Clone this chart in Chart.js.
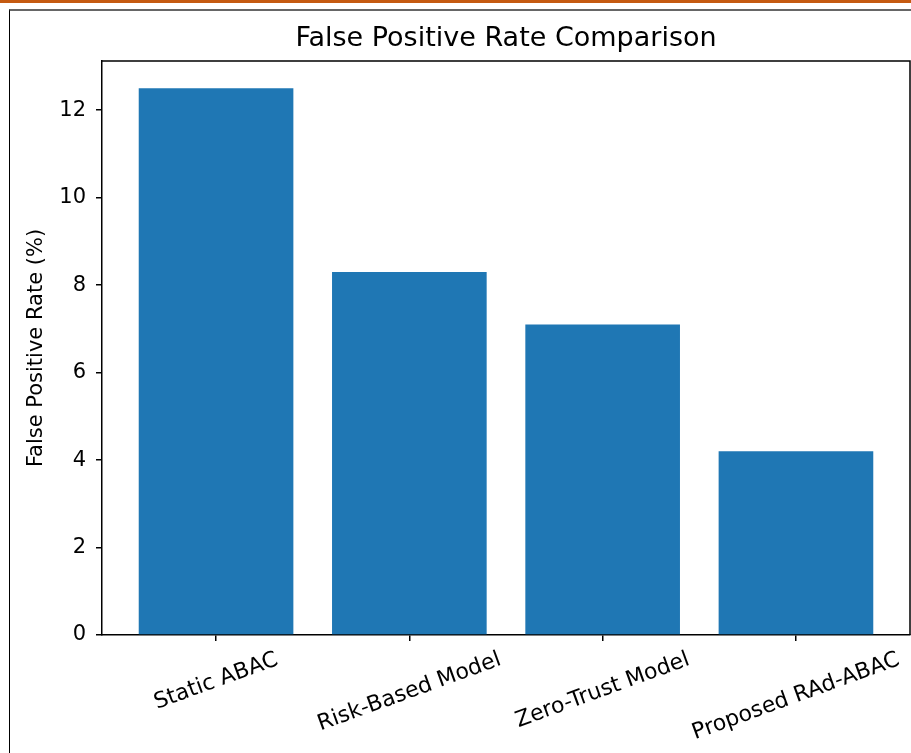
<!DOCTYPE html>
<html>
<head>
<meta charset="utf-8">
<title>False Positive Rate Comparison</title>
<script src="https://cdn.jsdelivr.net/npm/chart.js"></script>
<style>
  html, body { margin: 0; padding: 0; background: #fff; }
  #wrap { position: relative; width: 911px; height: 753px; overflow: hidden; }
  #topline { position: absolute; left: 0; top: 0; width: 911px; height: 3px; background: #c55a11; }
  #frame { position: absolute; left: 9px; top: 9px; right: 0; bottom: 0; border-top: 2px solid #666; border-left: 1px solid #000; }
  canvas { position: absolute; left: 0; top: 0; }
</style>
</head>
<body>
<div id="wrap">
  <div id="topline"></div>
  <div id="frame"></div>
  <canvas id="myChart" width="911" height="753"></canvas>
</div>
<script>
// chart data
const categories = ['Static ABAC', 'Risk-Based Model', 'Zero-Trust Model', 'Proposed RAd-ABAC'];
const fpRate = [12.5, 8.3, 7.1, 4.2];
const yTicks = [0, 2, 4, 6, 8, 10, 12];
const chartTitle = 'False Positive Rate Comparison';
const yLabel = 'False Positive Rate (%)';

const FONT = "'DejaVu Sans', sans-serif";

// draws the matplotlib-like bits: title, y label, rotated x labels, top/right spines
const extras = {
  id: 'extras',
  afterDraw(chart) {
    const {ctx, chartArea, scales} = chart;
    ctx.save();
    ctx.strokeStyle = '#000';
    ctx.lineWidth = 1.5;
    ctx.beginPath();
    ctx.moveTo(chartArea.left, chartArea.top);
    ctx.lineTo(chartArea.right, chartArea.top);
    ctx.lineTo(chartArea.right, chartArea.bottom);
    ctx.stroke();

    ctx.fillStyle = '#000';
    ctx.font = '27px ' + FONT;
    ctx.textAlign = 'center';
    ctx.textBaseline = 'alphabetic';
    ctx.fillText(chartTitle, (chartArea.left + chartArea.right) / 2, 46);

    ctx.font = '21px ' + FONT;
    ctx.save();
    ctx.translate(37, (chartArea.top + chartArea.bottom) / 2);
    ctx.rotate(-Math.PI / 2);
    ctx.textBaseline = 'middle';
    ctx.fillText(yLabel, 0, 0);
    ctx.restore();

    const ang = 20 * Math.PI / 180;
    const size = 22;
    ctx.font = size + 'px ' + FONT;
    categories.forEach((c, i) => {
      const w = ctx.measureText(c).width;
      const h = size * 1.17;
      const H = w * Math.sin(ang) + h * Math.cos(ang);
      const cx = scales.x.getPixelForValue(i);
      const cy = chartArea.bottom + 12 + H / 2;
      ctx.save();
      ctx.translate(cx, cy);
      ctx.rotate(-ang);
      ctx.textBaseline = 'middle';
      ctx.fillText(c, 0, 0);
      ctx.restore();
    });
    ctx.restore();
  }
};

let ctx = document.getElementById('myChart').getContext('2d');
let myChart = new Chart(ctx, {
  type: 'bar',
  data: {
    datasets: [{
      data: categories.map((c, i) => ({x: i, y: fpRate[i]})),
      backgroundColor: '#1f77b4',
      borderWidth: 0,
      barPercentage: 0.8,
      categoryPercentage: 1.0
    }]
  },
  options: {
    responsive: false,
    animation: false,
    layout: { padding: { top: 61, right: 1, left: 0, bottom: 0 } },
    plugins: { legend: { display: false }, tooltip: { enabled: false }, title: { display: false } },
    scales: {
      x: {
        type: 'linear',
        min: -0.59,
        max: 3.59,
        offset: false,
        afterBuildTicks: (s) => { s.ticks = categories.map((c, i) => ({value: i})); },
        afterFit: (s) => { s.height = 118; },
        ticks: { display: false },
        grid: { display: true, drawOnChartArea: false, drawTicks: true, tickLength: 6, color: '#000', lineWidth: 1.5, offset: false },
        border: { display: true, color: '#000', width: 1.5 }
      },
      y: {
        min: 0,
        max: 13.125,
        afterBuildTicks: (s) => { s.ticks = yTicks.map(v => ({value: v})); },
        afterFit: (s) => { s.width = 102; },
        ticks: { color: '#000', padding: 10, font: { family: FONT, size: 21 } },
        grid: { display: true, drawOnChartArea: false, drawTicks: true, tickLength: 6, color: '#000', lineWidth: 1.5 },
        border: { display: true, color: '#000', width: 1.5 }
      }
    }
  },
  plugins: [extras]
});
</script>
</body>
</html>
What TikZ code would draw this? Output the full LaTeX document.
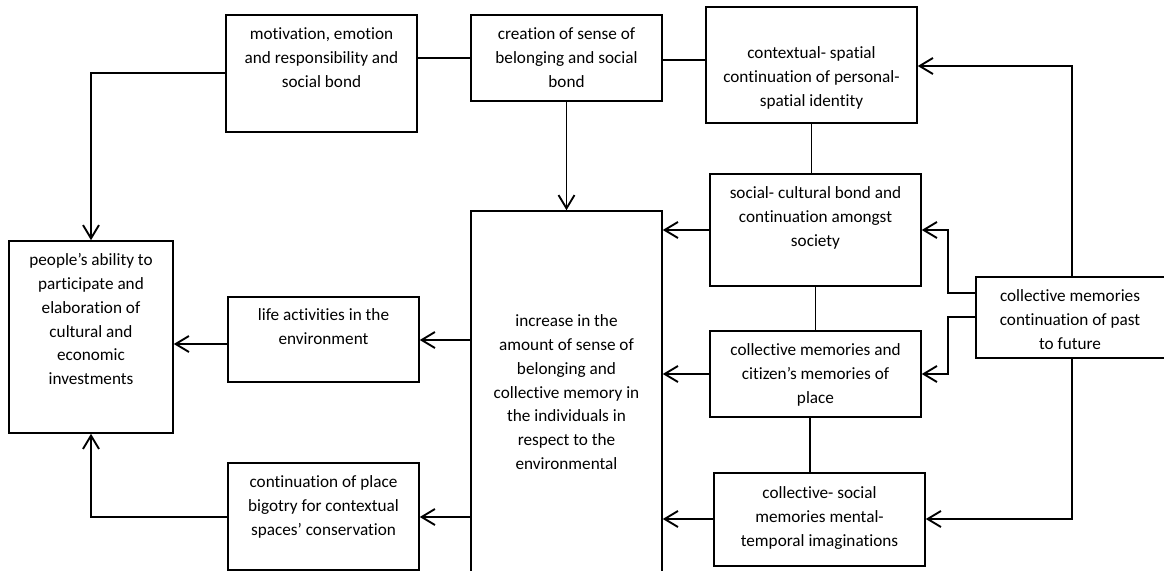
■ ■ ■ ■ ■
• **Problem to work on**: Each entry above should be reproduced exactly, with the pictures removed.

• **Response to the task**:
Clone this chart in Chart.js.
<!DOCTYPE html>
<html>
<head>
<meta charset="utf-8">
<title>False Positive Rate Comparison</title>
<script src="https://cdn.jsdelivr.net/npm/chart.js"></script>
<style>
  html, body { margin: 0; padding: 0; background: #fff; }
  #wrap { position: relative; width: 911px; height: 753px; overflow: hidden; }
  #topline { position: absolute; left: 0; top: 0; width: 911px; height: 3px; background: #c55a11; }
  #frame { position: absolute; left: 9px; top: 9px; right: 0; bottom: 0; border-top: 2px solid #666; border-left: 1px solid #000; }
  canvas { position: absolute; left: 0; top: 0; }
</style>
</head>
<body>
<div id="wrap">
  <div id="topline"></div>
  <div id="frame"></div>
  <canvas id="myChart" width="911" height="753"></canvas>
</div>
<script>
// chart data
const categories = ['Static ABAC', 'Risk-Based Model', 'Zero-Trust Model', 'Proposed RAd-ABAC'];
const fpRate = [12.5, 8.3, 7.1, 4.2];
const yTicks = [0, 2, 4, 6, 8, 10, 12];
const chartTitle = 'False Positive Rate Comparison';
const yLabel = 'False Positive Rate (%)';

const FONT = "'DejaVu Sans', sans-serif";

// draws the matplotlib-like bits: title, y label, rotated x labels, top/right spines
const extras = {
  id: 'extras',
  afterDraw(chart) {
    const {ctx, chartArea, scales} = chart;
    ctx.save();
    ctx.strokeStyle = '#000';
    ctx.lineWidth = 1.5;
    ctx.beginPath();
    ctx.moveTo(chartArea.left, chartArea.top);
    ctx.lineTo(chartArea.right, chartArea.top);
    ctx.lineTo(chartArea.right, chartArea.bottom);
    ctx.stroke();

    ctx.fillStyle = '#000';
    ctx.font = '27px ' + FONT;
    ctx.textAlign = 'center';
    ctx.textBaseline = 'alphabetic';
    ctx.fillText(chartTitle, (chartArea.left + chartArea.right) / 2, 46);

    ctx.font = '21px ' + FONT;
    ctx.save();
    ctx.translate(37, (chartArea.top + chartArea.bottom) / 2);
    ctx.rotate(-Math.PI / 2);
    ctx.textBaseline = 'middle';
    ctx.fillText(yLabel, 0, 0);
    ctx.restore();

    const ang = 20 * Math.PI / 180;
    const size = 22;
    ctx.font = size + 'px ' + FONT;
    categories.forEach((c, i) => {
      const w = ctx.measureText(c).width;
      const h = size * 1.17;
      const H = w * Math.sin(ang) + h * Math.cos(ang);
      const cx = scales.x.getPixelForValue(i);
      const cy = chartArea.bottom + 12 + H / 2;
      ctx.save();
      ctx.translate(cx, cy);
      ctx.rotate(-ang);
      ctx.textBaseline = 'middle';
      ctx.fillText(c, 0, 0);
      ctx.restore();
    });
    ctx.restore();
  }
};

let ctx = document.getElementById('myChart').getContext('2d');
let myChart = new Chart(ctx, {
  type: 'bar',
  data: {
    datasets: [{
      data: categories.map((c, i) => ({x: i, y: fpRate[i]})),
      backgroundColor: '#1f77b4',
      borderWidth: 0,
      barPercentage: 0.8,
      categoryPercentage: 1.0
    }]
  },
  options: {
    responsive: false,
    animation: false,
    layout: { padding: { top: 61, right: 1, left: 0, bottom: 0 } },
    plugins: { legend: { display: false }, tooltip: { enabled: false }, title: { display: false } },
    scales: {
      x: {
        type: 'linear',
        min: -0.59,
        max: 3.59,
        offset: false,
        afterBuildTicks: (s) => { s.ticks = categories.map((c, i) => ({value: i})); },
        afterFit: (s) => { s.height = 118; },
        ticks: { display: false },
        grid: { display: true, drawOnChartArea: false, drawTicks: true, tickLength: 6, color: '#000', lineWidth: 1.5, offset: false },
        border: { display: true, color: '#000', width: 1.5 }
      },
      y: {
        min: 0,
        max: 13.125,
        afterBuildTicks: (s) => { s.ticks = yTicks.map(v => ({value: v})); },
        afterFit: (s) => { s.width = 102; },
        ticks: { color: '#000', padding: 10, font: { family: FONT, size: 21 } },
        grid: { display: true, drawOnChartArea: false, drawTicks: true, tickLength: 6, color: '#000', lineWidth: 1.5 },
        border: { display: true, color: '#000', width: 1.5 }
      }
    }
  },
  plugins: [extras]
});
</script>
</body>
</html>
What TikZ code would draw this? Output the full LaTeX document.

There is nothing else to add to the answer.